At a bustling health center on the outskirts of Maputo, Mozambique, nearly 8,000 patients living with HIV receive care and treatment. Despite the high volume, the health facility did not have a CD4 machine on-site for measuring the level of immuno-suppression in HIV patients. Blood samples had to be transported to a nearby hospital for analysis. Test results were frequently misplaced and delayed, sometimes for months. One of these patients—Jorge—had to return to the health center three times in October of 2015 to repeat his blood draw. Each time, he arrived by 6:30 am and, weak as he was, waited in line for more than four hours.
Both patients and a number of the center’s medical staff were frustrated by the situation. “I felt as though I was doing a real disservice to my patients—that I was unable to provide quality care in the absence of a CD4 history,” said one technician. “It was impossible to get results back, even for those who were gravely ill.”
One morning in October 2015, a group of six patients living with HIV approached Namati’s health advocate, Abudo, in the waiting area outside the HIV clinic. All of their CD4 results were missing. They asked for Abudo’s help in tracking them down.

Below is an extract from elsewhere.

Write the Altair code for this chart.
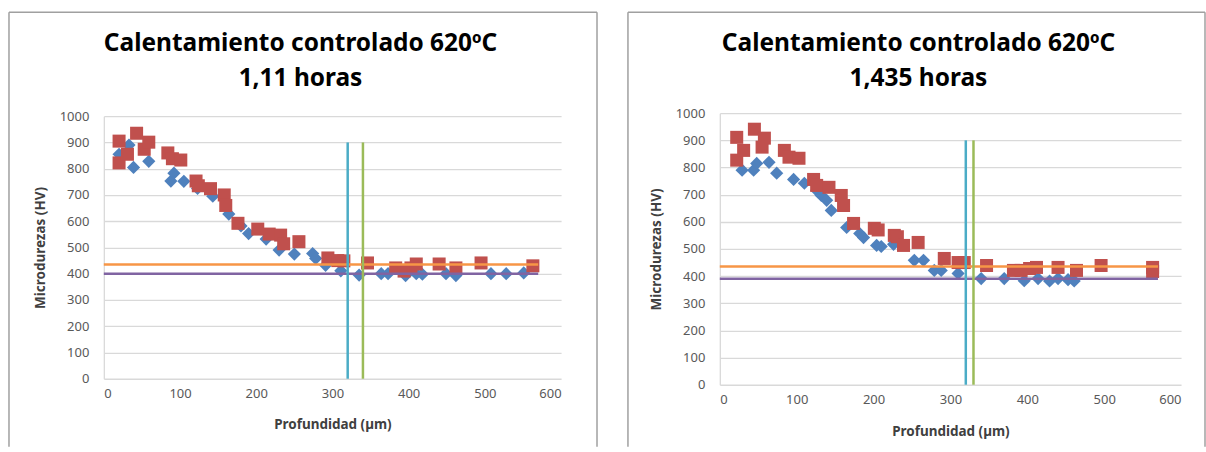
import altair as alt
import pandas as pd

# ---------------- data ----------------
TITLE_LINE1 = "Calentamiento controlado 620ºC"
TITLE_LEFT = "1,11 horas"
TITLE_RIGHT = "1,435 horas"
X_TITLE = "Profundidad (µm)"
Y_TITLE = "Microdurezas (HV)"
X_TICKS = [0, 100, 200, 300, 400, 500, 600]
Y_TICKS = [0, 100, 200, 300, 400, 500, 600, 700, 800, 900, 1000]

# Left panel (1,11 h)
left_blue_x = [20, 33, 39, 59, 88, 92, 105, 123, 143, 164, 180, 190, 213, 230, 250,
               274, 278, 291, 311, 335, 364, 373, 396, 410, 418, 449, 462, 508, 528, 551]
left_blue_y = [855, 890, 805, 828, 753, 783, 752, 725, 695, 627, 582, 553, 532, 490, 475,
               477, 458, 432, 411, 395, 400, 400, 393, 400, 398, 400, 393, 400, 400, 403]
left_red_x = [20, 20, 31, 43, 53, 59, 84, 90, 101, 121, 124, 140, 158, 160, 176, 202,
              217, 232, 236, 256, 294, 307, 315, 346, 383, 394, 403, 410, 440, 462, 495, 563]
left_red_y = [905, 822, 855, 935, 874, 901, 860, 838, 833, 753, 735, 724, 700, 660, 592, 570,
              551, 547, 514, 522, 460, 450, 449, 441, 422, 410, 422, 437, 437, 422, 441, 430]
left_hline_y = [435, 400]          # orange, purple
left_vline_x = [320, 340]          # cyan, green

# Right panel (1,435 h)
right_blue_x = [29, 44, 48, 64, 74, 96, 110, 126, 132, 139, 145, 165, 182, 187, 204,
                210, 226, 253, 265, 279, 288, 310, 340, 370, 396, 414, 429, 440, 453, 461]
right_blue_y = [790, 790, 815, 819, 779, 756, 742, 716, 697, 679, 642, 579, 557, 542, 513,
                509, 517, 458, 458, 421, 421, 410, 391, 391, 383, 391, 382, 391, 387, 382]
right_red_x = [22, 22, 31, 45, 55, 58, 84, 90, 103, 122, 126, 142, 158, 161, 174, 201, 206,
               227, 231, 239, 258, 292, 310, 318, 347, 382, 392, 403, 412, 440, 464, 496, 563, 563]
right_red_y = [911, 827, 863, 941, 875, 908, 863, 838, 834, 756, 734, 727, 697, 660, 594, 576, 570,
               550, 545, 513, 524, 465, 450, 450, 439, 421, 421, 428, 432, 432, 421, 439, 432, 417]
right_hline_y = [435, 390]
right_vline_x = [320, 330]

HLINE_X_END = 570
VLINE_Y_TOP = 900

# ---------------- styling ----------------
BLUE = "#4F81BD"
RED = "#C0504D"
ORANGE = "#F79646"
PURPLE = "#8064A2"
CYAN = "#4BACC6"
GREEN = "#9BBB59"
GRID = "#D9D9D9"
FRAME = "#A0A0A0"
FONT = "Noto Sans"


def panel(bx, by, rx, ry, hy, vx, line2, width, height, yrange, frame, title_x, xtitle_pad):
    xs = alt.Scale(domain=[0, 600], nice=False, zero=False)
    ys = alt.Scale(domain=[0, 1000], nice=False, range=yrange)
    xaxis = alt.Axis(values=X_TICKS, format="d", grid=False, domain=False, ticks=False,
                     labelPadding=9, title=X_TITLE, titlePadding=xtitle_pad)
    yaxis = alt.Axis(values=Y_TICKS, format="d", grid=True, gridColor=GRID, gridWidth=1.3,
                     domain=True, domainColor=GRID, domainWidth=1.3, ticks=False,
                     labelPadding=15, title=Y_TITLE, titlePadding=12)

    def X(f):
        return alt.X(f, type="quantitative", scale=xs, axis=xaxis)

    def Y(f):
        return alt.Y(f, type="quantitative", scale=ys, axis=yaxis)

    blue = alt.Chart(pd.DataFrame({"x": bx, "y": by})).mark_point(
        shape="diamond", filled=True, size=175, color=BLUE, opacity=1
    ).encode(x=X("x"), y=Y("y"))
    red = alt.Chart(pd.DataFrame({"x": rx, "y": ry})).mark_point(
        shape="square", filled=True, size=170, color=RED, opacity=1
    ).encode(x=X("x"), y=Y("y"))

    hdf = pd.DataFrame({"y": hy, "x": [0, 0], "x2": [HLINE_X_END] * 2, "c": [ORANGE, PURPLE]})
    hrules = alt.Chart(hdf).mark_rule(strokeWidth=2.5).encode(
        x=X("x"), x2="x2", y=Y("y"), color=alt.Color("c:N", scale=None))
    vdf = pd.DataFrame({"x": vx, "y": [0, 0], "y2": [VLINE_Y_TOP] * 2, "c": [CYAN, GREEN]})
    vrules = alt.Chart(vdf).mark_rule(strokeWidth=2.5).encode(
        x=X("x"), y=Y("y"), y2="y2", color=alt.Color("c:N", scale=None))

    one = pd.DataFrame({"a": [0]})
    fl, ft, fr, fb = frame
    frame_layers = [
        alt.Chart(one).mark_rule(color=FRAME, strokeWidth=1.5).encode(
            x=alt.value(fl), y=alt.value(ft), y2=alt.value(fb)),
        alt.Chart(one).mark_rule(color=FRAME, strokeWidth=1.5).encode(
            x=alt.value(fl), x2=alt.value(fr), y=alt.value(ft)),
        alt.Chart(one).mark_rule(color=FRAME, strokeWidth=1.5).encode(
            x=alt.value(fr), y=alt.value(ft), y2=alt.value(fb)),
    ]

    t1 = alt.Chart(one).mark_text(
        text=TITLE_LINE1, font=FONT, fontSize=24.5, fontWeight="bold", color="#000000",
        align="center", baseline="alphabetic"
    ).encode(x=alt.value(title_x), y=alt.value(-62))
    t2 = alt.Chart(one).mark_text(
        text=line2, font=FONT, fontSize=24.5, fontWeight="bold", color="#000000",
        align="center", baseline="alphabetic"
    ).encode(x=alt.value(title_x), y=alt.value(-27))

    return alt.layer(blue, red, hrules, vrules, *frame_layers, t1, t2).properties(
        width=width, height=height)


left = panel(left_blue_x, left_blue_y, left_red_x, left_red_y, left_hline_y, left_vline_x,
             TITLE_LEFT, 458, 266, [266, 3], (-95, -101, 494, 334), 197, 17)
right = panel(right_blue_x, right_blue_y, right_red_x, right_red_y, right_hline_y, right_vline_x,
              TITLE_RIGHT, 462, 272, [272, 0], (-92, -101, 486, 334), 199, 18)

chart = alt.hconcat(left, right, spacing=29).properties(
    padding={"left": 8, "top": 11, "right": 0, "bottom": 0},
    background="white",
).configure_view(stroke=None).configure_axis(
    labelFont=FONT, labelFontSize=13, labelColor="#595959",
    titleFont=FONT, titleFontSize=13.5, titleFontWeight="bold", titleColor="#404040",
)

chart.save("out.html", embed_options={"renderer": "svg", "actions": False})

The following week, Abudo, together with two of the patients, met with the head of the health center. They voiced their concern that the transport of blood samples and results was becoming increasingly disorganized. The head of the health center agreed and sympathized. She showed them a copy of a request she had submitted to district health management nearly two months earlier asking for a CD4 machine to be installed permanently at the facility. She had not received a response.

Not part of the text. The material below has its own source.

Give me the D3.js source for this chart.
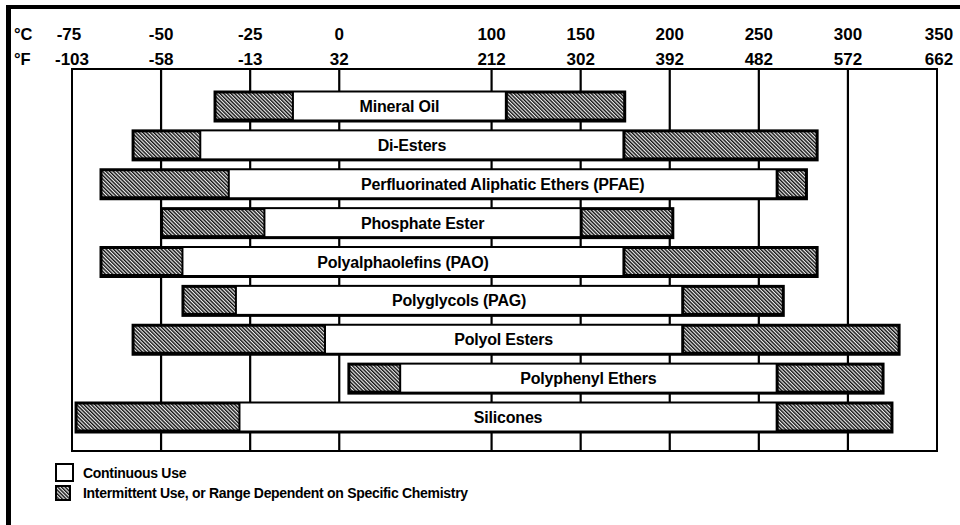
<!DOCTYPE html>
<html>
<head>
<meta charset="utf-8">
<script src="https://cdn.jsdelivr.net/npm/d3@7"></script>
<style>
  body { margin: 0; background: #fff; }
  text { font-family: "Liberation Sans", Arial, sans-serif; font-weight: bold; fill: #000; }
</style>
</head>
<body>
<div id="chart"></div>
<script>
// temperature ticks, top axis
var tempC = [-75, -50, -25, 0, 100, 150, 200, 250, 300, 350];
var tempF = [-103, -58, -13, 32, 212, 302, 392, 482, 572, 662];

var fluids = [
  "Mineral Oil",
  "Di-Esters",
  "Perfluorinated Aliphatic Ethers (PFAE)",
  "Phosphate Ester",
  "Polyalphaolefins (PAO)",
  "Polyglycols (PAG)",
  "Polyol Esters",
  "Polyphenyl Ethers",
  "Silicones"
];

// ranges in °C
var intermittentLow  = [-35, -58, -67, -50, -67, -44, -58,   6, -74];
var continuousLow    = [-13, -39, -31, -21, -44, -29,  -4,  40, -28];
var continuousHigh   = [108, 174, 260, 150, 174, 207, 207, 260, 260];
var intermittentHigh = [175, 283, 277, 202, 283, 264, 329, 320, 325];

var legendLabels = ["Continuous Use", "Intermittent Use, or Range Dependent on Specific Chemistry"];

var svgWidth = 960;
var svgHeight = 525;

var plot = { left: 72, right: 937, top: 69, bottom: 451 };

var svg = d3.select("#chart")
  .append("svg")
  .attr("width", svgWidth)
  .attr("height", svgHeight);

var defs = svg.append("defs");
var pattern = defs.append("pattern")
  .attr("id", "hatch")
  .attr("patternUnits", "userSpaceOnUse")
  .attr("width", 2.6)
  .attr("height", 2.6)
  .attr("patternTransform", "rotate(-45)");
pattern.append("rect")
  .attr("width", 2.6).attr("height", 2.6).attr("fill", "#eeeeee");
pattern.append("rect")
  .attr("width", 1.4).attr("height", 2.6).attr("fill", "#111");

// the scale is broken between 0 and 100 °C, so map tick by tick
var step = (plot.right - plot.left) / 9.71;
var slots = [0, 1, 2, 3, 4.71, 5.71, 6.71, 7.71, 8.71, 9.71];
var xScale = d3.scaleLinear()
  .domain(tempC)
  .range(slots.map(s => plot.left + s * step));

var yScale = d3.scalePoint()
  .domain(fluids)
  .range([plot.top + 37, plot.bottom - 34]);

var barHeight = 29;

// page frame (top and left edges only)
svg.append("rect").attr("x", 6).attr("y", 5).attr("width", svgWidth - 6).attr("height", 4).attr("fill", "#000");
svg.append("rect").attr("x", 6).attr("y", 5).attr("width", 5).attr("height", svgHeight - 5).attr("fill", "#000");

// top axis labels
svg.append("text").attr("x", 14).attr("y", 40).style("font-size", "16.5px").text("\u00B0C");
svg.append("text").attr("x", 14).attr("y", 65).style("font-size", "16.5px").text("\u00B0F");

svg.selectAll(".tickC")
  .data(tempC)
  .enter()
  .append("text")
  .attr("class", "tickC")
  .attr("x", d => xScale(d) + (d === -75 ? -3 : 0) + (d === 350 ? 2 : 0))
  .attr("y", 40)
  .attr("text-anchor", "middle")
  .style("font-size", "17px")
  .text(d => d);

svg.selectAll(".tickF")
  .data(tempF)
  .enter()
  .append("text")
  .attr("class", "tickF")
  .attr("x", (d, i) => xScale(tempC[i]) + (i === tempC.length - 1 ? 2 : 0))
  .attr("y", 65)
  .attr("text-anchor", "middle")
  .style("font-size", "17px")
  .text(d => d);

// grid
svg.selectAll(".grid")
  .data(tempC.slice(1, -1))
  .enter()
  .append("line")
  .attr("class", "grid")
  .attr("x1", d => xScale(d))
  .attr("x2", d => xScale(d))
  .attr("y1", plot.top)
  .attr("y2", plot.bottom)
  .attr("stroke", "#000")
  .attr("stroke-width", 2.2);

svg.append("rect")
  .attr("x", plot.left)
  .attr("y", plot.top)
  .attr("width", plot.right - plot.left)
  .attr("height", plot.bottom - plot.top)
  .attr("fill", "none")
  .attr("stroke", "#000")
  .attr("stroke-width", 2);

// bars
var rows = svg.selectAll(".row")
  .data(fluids)
  .enter()
  .append("g")
  .attr("class", "row")
  .attr("transform", d => `translate(0, ${yScale(d) - barHeight / 2})`);

rows.append("rect")
  .attr("x", (d, i) => xScale(intermittentLow[i]) - 1)
  .attr("y", -1)
  .attr("width", (d, i) => xScale(intermittentHigh[i]) - xScale(intermittentLow[i]) + 2)
  .attr("height", barHeight + 3)
  .attr("fill", "#000");

rows.append("rect")
  .attr("x", (d, i) => xScale(intermittentLow[i]) + 2)
  .attr("y", 2)
  .attr("width", (d, i) => Math.max(0, xScale(continuousLow[i]) - xScale(intermittentLow[i]) - 3))
  .attr("height", barHeight - 4)
  .attr("fill", "url(#hatch)");

rows.append("rect")
  .attr("x", (d, i) => xScale(continuousHigh[i]) + 2)
  .attr("y", 2)
  .attr("width", (d, i) => Math.max(0, xScale(intermittentHigh[i]) - xScale(continuousHigh[i]) - 4))
  .attr("height", barHeight - 4)
  .attr("fill", "url(#hatch)");

rows.append("rect")
  .attr("x", (d, i) => xScale(continuousLow[i]) + 1)
  .attr("y", 1)
  .attr("width", (d, i) => xScale(continuousHigh[i]) - xScale(continuousLow[i]) - 2)
  .attr("height", barHeight - 2)
  .attr("fill", "#fff");

rows.append("text")
  .attr("x", (d, i) => (xScale(continuousLow[i]) + xScale(continuousHigh[i])) / 2)
  .attr("y", barHeight / 2 + 6)
  .attr("text-anchor", "middle")
  .style("font-size", "16px")
  .style("letter-spacing", "-0.2px")
  .text(d => d);

// legend
var legend = svg.append("g");

legend.append("rect")
  .attr("x", 56).attr("y", 464)
  .attr("width", 17).attr("height", 17)
  .attr("fill", "#fff")
  .attr("stroke", "#000")
  .attr("stroke-width", 2);

legend.append("rect")
  .attr("x", 55).attr("y", 485)
  .attr("width", 16).attr("height", 16)
  .attr("fill", "#000");
legend.append("rect")
  .attr("x", 57).attr("y", 487)
  .attr("width", 12).attr("height", 12)
  .attr("fill", "url(#hatch)");

legend.selectAll(".legendText")
  .data(legendLabels)
  .enter()
  .append("text")
  .attr("class", "legendText")
  .attr("x", 83)
  .attr("y", (d, i) => 478 + i * 20)
  .style("font-size", "14px")
  .style("letter-spacing", "-0.3px")
  .text(d => d);
</script>
</body>
</html>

Abudo brought the case to Namati’s Right to Health program officer, Ofélia. They discussed the situation and decided that the appropriate next step was to request a meeting with the district director of health.
At the meeting, they spoke about the impact the delayed test results were having on patients’ lives, including money spent, time wasted, and increased illness. The district director agreed that given the high patient volume at the facility, a CD4 machine was justified, but in light of many competing priorities, she could not say when it would be procured.
Abudo and Ofélia were not to be deterred. As an interim solution, Abudo collaborated with the head of the health center to improve management of blood samples and results by introducing a logbook and limiting responsibility for transport and documentation to one driver who was trained and supported to take on this task. Patients and providers at the health center soon noticed marked improvements. Meanwhile, Ofélia continued to advocate at the district level for a CD4 machine, and in March 2016 a machine was delivered to the health center.
Jorge – the patient who had to return three times to have his blood drawn – was one of the 8,000 who benefitted from the arrival of the machine. “In the past, it was very difficult for me,” he recalled. “I live more than 20 kilometers from here. I was very weak, and it was not easy for me to get here every day to check on my results. I wanted to abandon treatment. Today, things are different. The care I get is much better. I know that when I come here I will have my results immediately.”